You need to be able to look at how it is you create and combine professionals, crowds, the many, and increasingly algorithms in creating an engaging compelling content. You need to be able to say what are our capabilities today, what are we great at, what are we distinctive at, what are we world class at, and what is it that we are going to build on, as organisations and individuals to be able to map your path and capability development moving forward.

Revenue is still highly uncertain, so we need to be able to experiment, and again, these are structured experiments. For every experiment you should know what you want to learn, and if when you learn that, you will learn to be able to design the next experiment. The reality is again there’s different models in terms of how it is you can gain revenue, how it is you can design that and moving forward. You have to find those answers for yourselves. You must have a platform strategy. That may be simply we’re going to work with Facebook for distribution, or in terms of things, but you need to be a clear strategy, why it is that you are using that, and it is dynamic so that you can adjust that platform strategy depending on the results moving forward.

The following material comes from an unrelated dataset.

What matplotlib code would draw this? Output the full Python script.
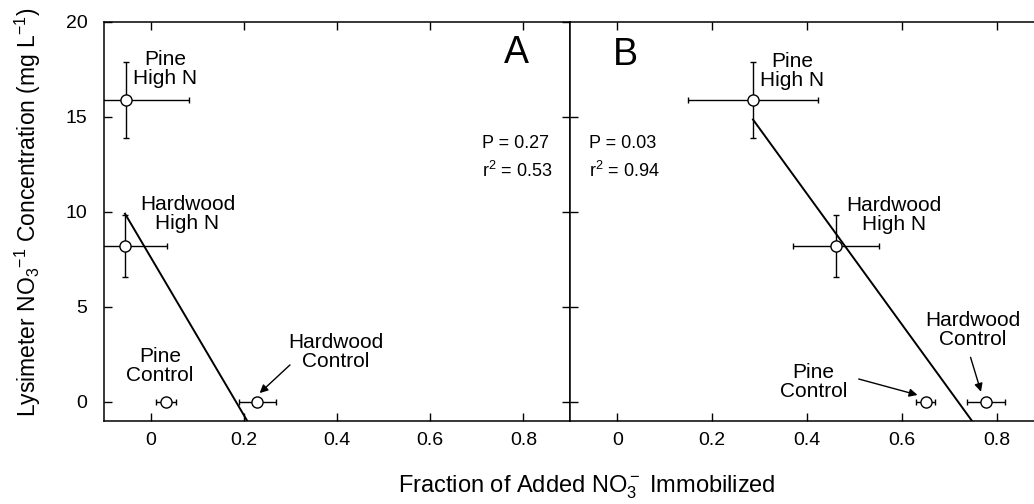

And you need to be bold. Because staying in the same place in a changing world will not get you to where you want to go. You need to be able to push out the boundaries. I think what … I’m very excited to be in Norway, to be in Oslo, to be participating in something by Schibsted which it is pushing out the boundaries. I’ve been a judge on the International News Media Association Awards and seeing many wonderful submissions from Schibsted and others around the world and seeing some extraordinary things coming out of Norway, Norwegian market.

We just looked at the idea of the vision, where value is created, human and machine intelligence, platforms, some of the many opportunities moving forward, and finally the leadership that is required to be able to create the future of media. I think you will agree with me. This is a dawn of a new era in media, and I invite you to create a compelling future for media in Norway. Thank you.